Tuesday’s protests, however, were ignited after a video that showed a motorbike-borne policeman being punched and slapped by a lawyer in front of the Saket court a day earlier. It reinforced common perception that many lawyers are some of the biggest violators of law. Many in fact need to be behind bars forthwith.
That unruly lawyers should be dealt with firmly is common sense.
But what is more pertinent is that no matter how wronged the policemen were, it is difficult to sympathise with them given their track record.
Well, the cops are protesting since some of them found themselves at the receiving end of unruly lawyers. But what happened when JNU student leader Kanhaiya Kumar was assaulted – not once but twice – by several lawyers while being produced in the court in police custody? Kanhaiya’s arrest came in the wake of alleged seditious slogans being raised in the JNU, and though the student leader insisted on his innocence, many – his assailants included – had already pronounced him a member of the so-called ‘Tukde Tukde gang’.
The larger point that many missed then amid the mayhem was that the Delhi Police abdicated its role and responsibility. It did precious little to protect Kanhaiya, so much so that after the student leader was assaulted the first time, the emboldened lawyers could dare to beat him up a second time despite the police being duty-bound to provide him security.
Delhi Police didn’t come to Kanhaiya’s rescue. If at all, they aided the lawyers. Stung by the nationwide outrage that the twin assaults sparked, they went through the motions of charging some lawyers and that is where it all ended. None was punished or convicted.
An argument can of course be made that it is the senior cops, out to curry favours with ruling party politicians for plum posts and perks, who are guilty of compelling the police force to be complacent. But whatever the reason, it is safe to assume that the police are reaping what they have actively helped to sow: the lawlessness of lawyers.

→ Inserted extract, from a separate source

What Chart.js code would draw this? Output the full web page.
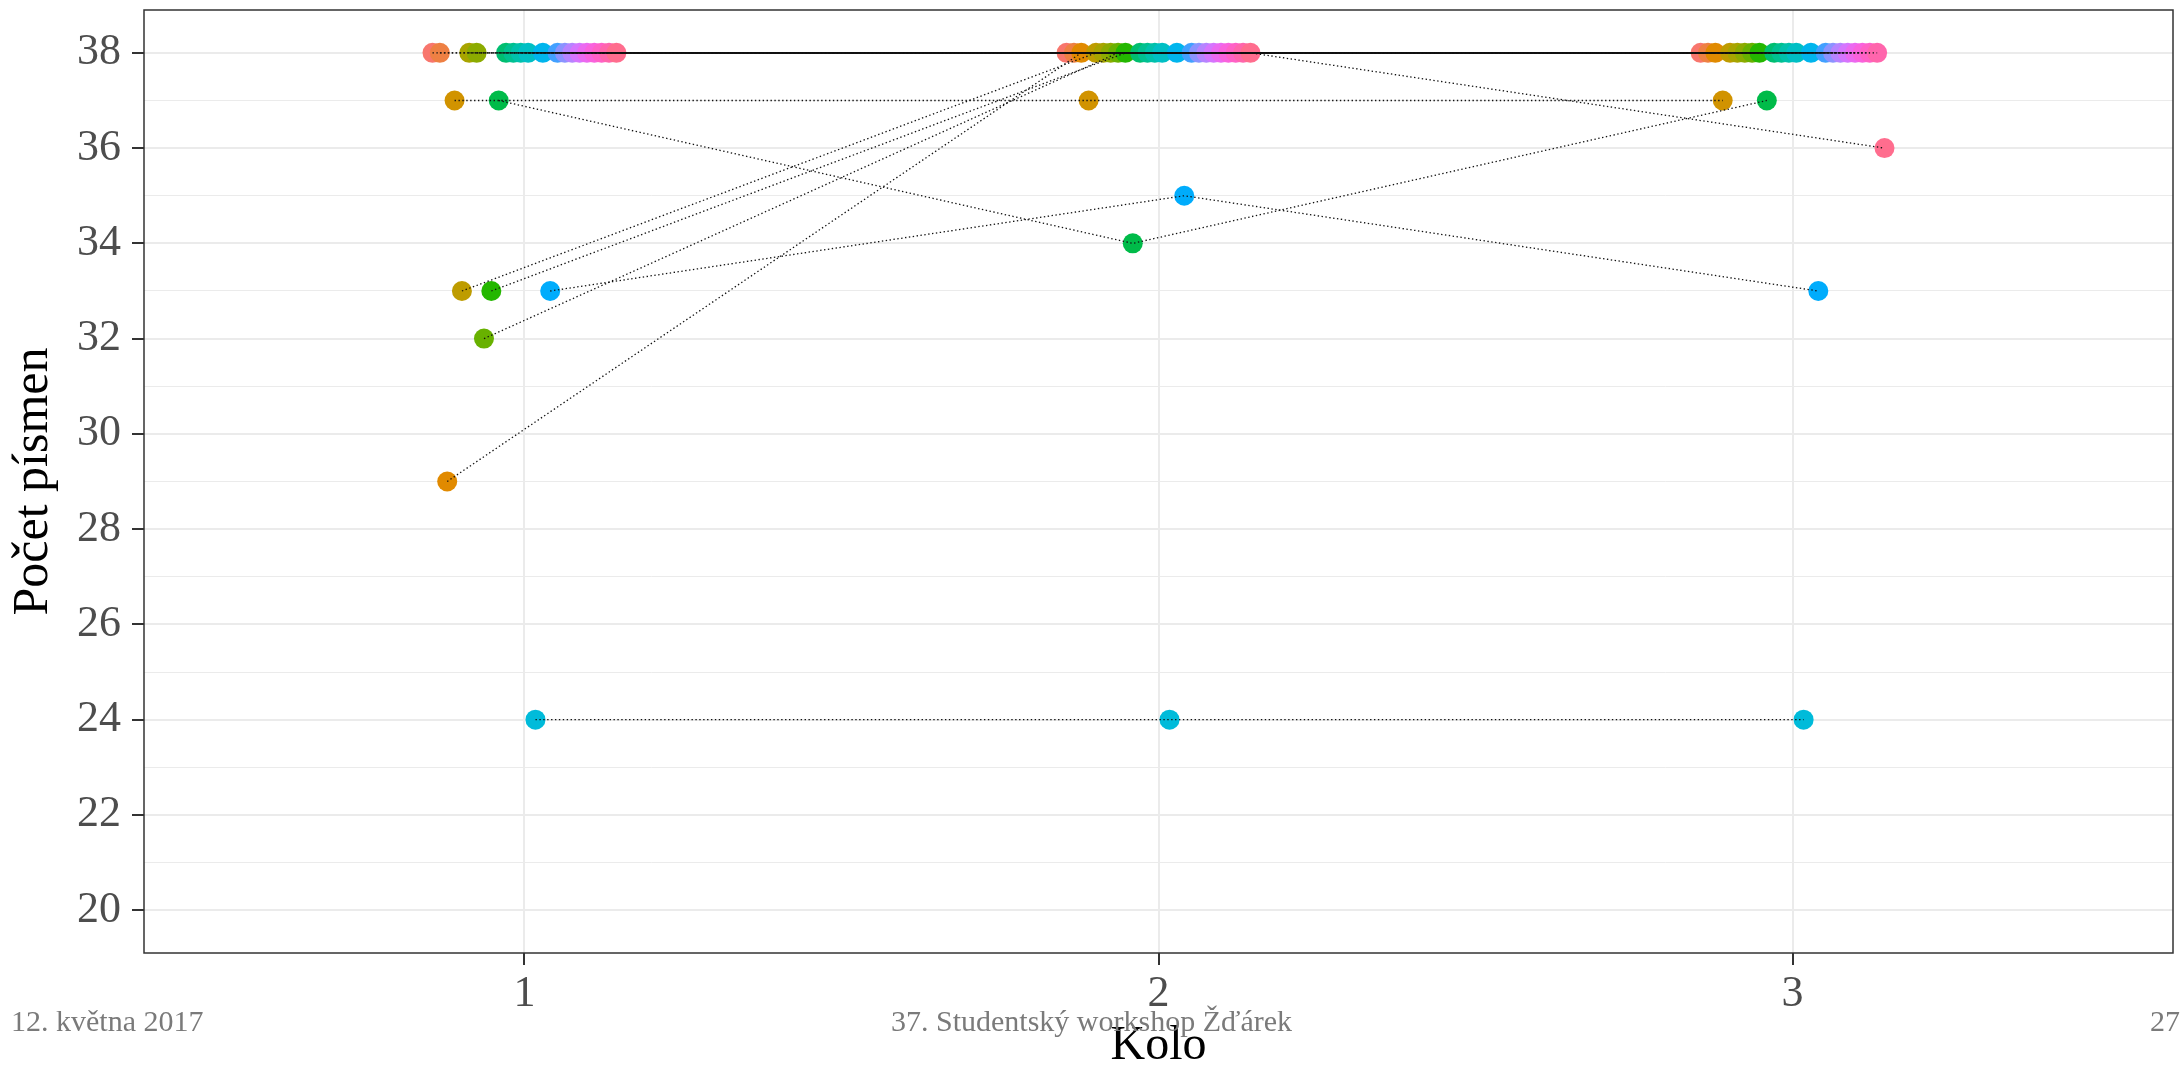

Now that the Tis Hazari episode has made headlines and resulted in so much of unrest within the force, the top cops will have no option but order a crackdown. And that is bad news for the lawyer seen to be assaulting the motorbike-borne policeman in that video. He will be arrested to assuage agitating cops.
But that will certainly not be the end of the story. Unless the police force is reformed – a promise that successive governments have not fulfilled – and its top hierarchy is insulated from political pulls and pressures, the police will always stop short of fair and firm policing. And some lawyers will someday again take matters into their own hands, triggering another crisis. Lowly cops will continue to bear the brunt of the follies of their superiors and the unsavoury show will go on.